You could, at a pinch, consider the ribbon to be the ultimate
soft keyboard overlay: a view encouraged by its shape, style and the
fact that it shows you the keyboard shortcuts in the tooltips for all
the commands. But Windows 8 now hides all these cues in its Metro style
apps. Even Office 15, which is still only in limited, invitation-only,
technical preview, minimises its ribbon by default. Without manuals, or
any visual cues as to what’s possible and how to do it, will users be
able to cope with it?
If you read the reviews of sample applications in the Windows 8
store, they’re littered with people complaining they can’t find how to
search for an application, delete or share content. These mechanisms
are there in the apps but are mostly hidden under the Charms: swipe in
from the right, move the mouse to the top-right corner of the screen,
press Windows-C, Windows-H or Windows-Q. Or select an item (touch and
drag down slightly or right-click) and tap or click the Delete button
on the App Bar, or press Delete. It’s difficult to describe these
actions and the different ways of achieving them, let alone to do them.
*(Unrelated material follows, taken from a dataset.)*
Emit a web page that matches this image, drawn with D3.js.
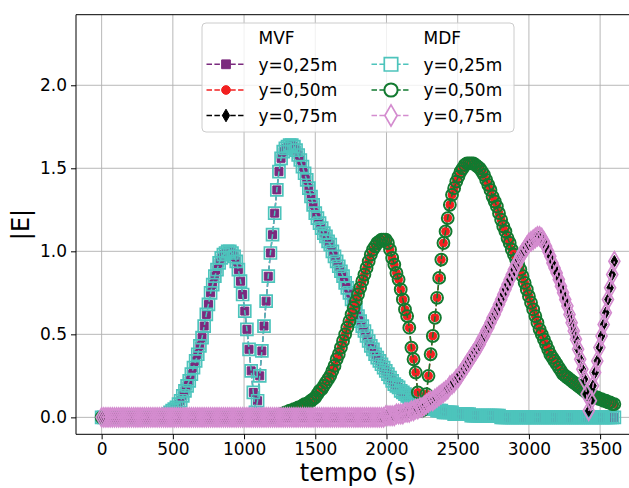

Perhaps it’s inevitable that I should become an old fuddy-duddy,
who just doesn’t get this brave new world of computing being designed
by and for 20-somethings, kids who are so used to and unafraid of
technology that they’re happy to right-click everything in sight and
try dragging things here, there and everywhere just to see what might
happen.
But I want computers and applications to work for everyone –
regardless of age – and I’m afraid many of those people are going to
need far more visual clues than Metro style apps will provide.